I've been reading Romeo and Juliet (for only the second time), and I recently started act 3, scene 2. It begins with a soliloquy by Juliet in which she wishes for the night to come sooner because Romeo is coming to meet her under cover of darkness. Addressing the night, she says, "Hood my unmanned blood bating in my cheeks, / With thy black mantle, till strange love grow bold, / Think true love acted simple modesty" (III.ii.14-16). One of the glosses in my edition explains that "strange" in this context means "unfamiliar."
Of course, this reminded me of "I Remember When I Loved Her" and its "Now we are strange / No more in love." In the Zombie Heaven liner notes, the only comments by the Zombies themselves are about the word choice there.
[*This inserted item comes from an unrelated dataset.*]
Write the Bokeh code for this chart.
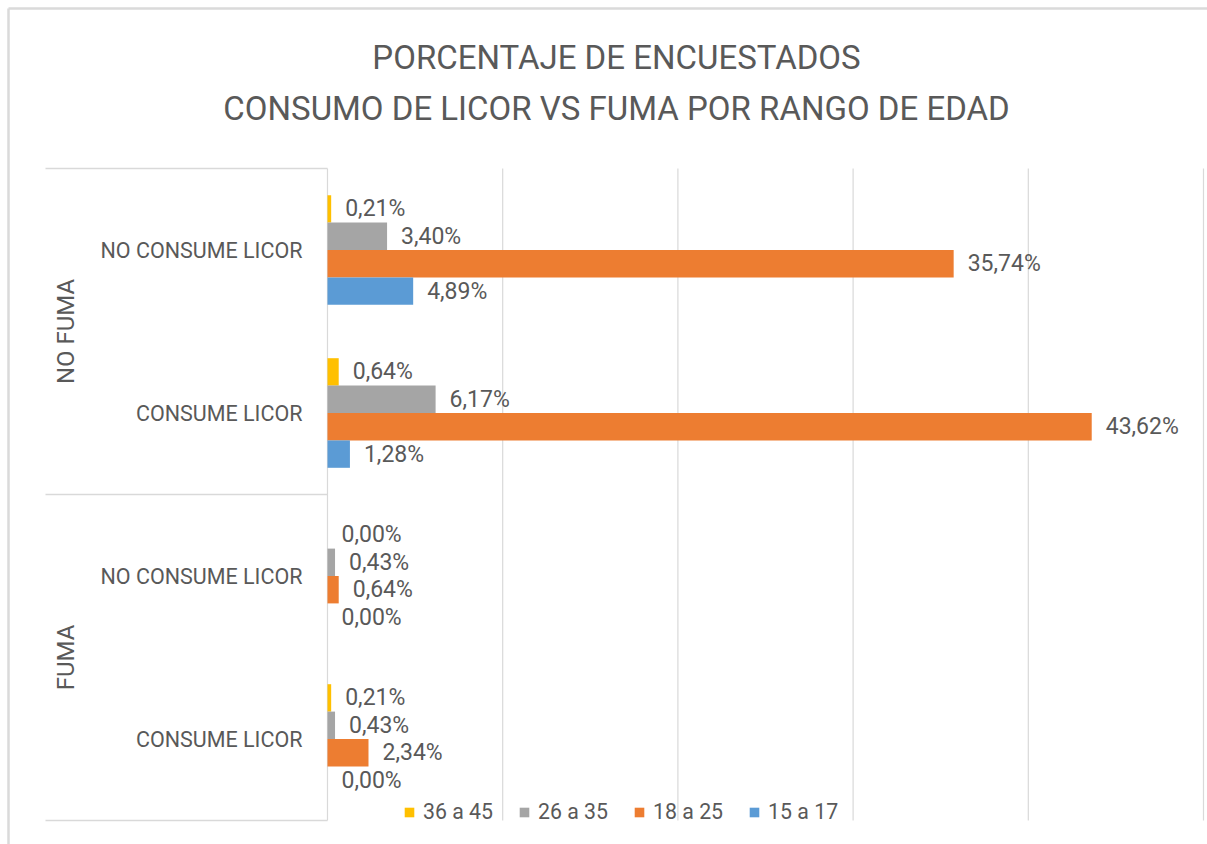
import math
from bokeh.plotting import figure
from bokeh.models import ColumnDataSource, Legend, LegendItem, Label
from bokeh.core.properties import value
from bokeh.embed import file_html
from bokeh.resources import INLINE

# ---------------- data ----------------
groups = ["NO FUMA", "NO FUMA", "FUMA", "FUMA"]
categories = ["NO CONSUME LICOR", "CONSUME LICOR", "NO CONSUME LICOR", "CONSUME LICOR"]
series = ["36 a 45", "26 a 35", "18 a 25", "15 a 17"]
v_36_45 = [0.21, 0.64, 0.00, 0.21]
v_26_35 = [3.40, 6.17, 0.43, 0.43]
v_18_25 = [35.74, 43.62, 0.64, 2.34]
v_15_17 = [4.89, 1.28, 0.00, 0.00]
colors = ["#FFC000", "#A5A5A5", "#ED7D31", "#5B9BD5"]
x_ticks = [0, 10, 20, 30, 40, 50]
title_lines = ["PORCENTAJE DE ENCUESTADOS", "CONSUMO DE LICOR VS FUMA POR RANGO DE EDAD"]

values = [v_36_45, v_26_35, v_18_25, v_15_17]

# ---------------- layout ----------------
W, H = 1207, 844
PX_X = 17.52            # pixels per percentage point
PX_Y = 163.0            # pixels per category
X0_PX = 327             # pixel of value 0
TOP_PX = 168            # pixel of top of plot area
n = len(categories)
top_bound = n - 0.5
x_start = -X0_PX / PX_X
x_end = x_start + W / PX_X
y_end = top_bound + TOP_PX / PX_Y
y_start = y_end - H / PX_Y

TXT = "#595959"
GRID = "#D9D9D9"
FONT = "Roboto"

p = figure(width=W, height=H, x_range=(x_start, x_end), y_range=(y_start, y_end),
           output_backend="svg", toolbar_location=None,
           x_axis_location=None, y_axis_location=None, min_border=0)
p.outline_line_color = None
p.background_fill_color = "white"
p.border_fill_color = "white"
p.xgrid.visible = False
p.ygrid.visible = False

cat_y = [n - 1 - i for i in range(n)]
bar_h = 27.4 / PX_Y

# gridlines (within plot area only)
p.segment(x0=x_ticks, x1=x_ticks, y0=[-0.5] * len(x_ticks), y1=[top_bound] * len(x_ticks),
          line_color=GRID, line_width=1.2)

# category separator lines on the label area
label_left = (45 - X0_PX) / PX_X
group_bounds = [top_bound, top_bound - 2, -0.5]
p.segment(x0=[label_left] * 3, x1=[0] * 3, y0=group_bounds, y1=group_bounds,
          line_color=GRID, line_width=1.5)

# outer chart border (top and left edges)
bx = (8 - X0_PX) / PX_X
by = top_bound + (TOP_PX - 8) / PX_Y
p.segment(x0=[bx, bx], y0=[by, by], x1=[x_end, bx], y1=[by, y_start],
          line_color="#DADADA", line_width=2.5)

renderers = []
for j, (name, vals, col) in enumerate(zip(series, values, colors)):
    ys = [c + (1.5 - j) * bar_h for c in cat_y]
    labels = [f"{v:.2f}".replace(".", ",") + "%" for v in vals]
    src = ColumnDataSource(dict(y=ys, right=vals, left=[0] * n, lab=labels))
    r = p.hbar(y="y", left="left", right="right", height=bar_h, source=src,
               fill_color=col, line_color=None)
    renderers.append((name, r))
    p.text(x="right", y="y", text="lab", source=src, x_offset=14,
           text_align="left", text_baseline="middle",
           text_font=value(FONT), text_font_size="23px", text_color=TXT)

# category labels
p.text(x=[-25 / PX_X] * n, y=cat_y, text=categories, text_align="right",
       text_baseline="middle", text_font=value(FONT), text_font_size="21.5px",
       text_color=TXT)

# group labels (vertical)
grp_names = []
grp_y = []
for g, c in zip(groups, cat_y):
    if g not in grp_names:
        grp_names.append(g)
        grp_y.append([])
    grp_y[grp_names.index(g)].append(c)
grp_center = [sum(v) / len(v) for v in grp_y]
p.text(x=[(65 - X0_PX) / PX_X] * len(grp_names), y=grp_center, text=grp_names,
       angle=math.pi / 2, text_align="center", text_baseline="middle",
       text_font=value(FONT), text_font_size="24px", text_color=TXT)

# title
for line, ypix in zip(title_lines, [57, 108]):
    p.add_layout(Label(x=616, y=H - ypix, x_units="screen", y_units="screen",
                       text=line, text_align="center", text_baseline="middle",
                       text_font=FONT, text_font_size="33px", text_color=TXT))

legend = Legend(items=[LegendItem(label=nm, renderers=[r]) for nm, r in renderers],
                orientation="horizontal", location=(403, 20),
                glyph_width=12, glyph_height=12, label_standoff=8, spacing=25,
                padding=0, margin=0, border_line_color=None,
                background_fill_alpha=0, label_text_font=FONT,
                label_text_font_size="21.3px", label_text_color=TXT,
                label_height=10)
p.add_layout(legend)

open("out.html", "w").write(file_html(p, INLINE))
Chris White says, "Rod was adamant about that lyric, 'now we are strange, no more in love,'" and Rod Argent says, "It just sounded like quite an elegant phrase, using strange in its old English sense, being estranged or not alike."
It also reminded me of Argent's comment about Shakespeare's language in Johansen's The Zombies: Hung up on a Dream (p. 30): "The language spoke to me; it had an indefinable, spiritual quality."
I'm not sure if Shakespeare's use of strange in Romeo and Juliet had any direct bearing on Argent's use of strange in "I Remember When I Loved Her," but they do have the same (archaic) meaning in their respective contexts. Both situations are about love too, although they're going in opposite directions. Later in the soliloquy, Juliet comments that while she's now married to Romeo, she hasn't really had the chance to experience love. Their relationship is still in its early stages. The relationship in "I Remember When I Loved Her," however, is already over and the singer/speaker is looking back on it.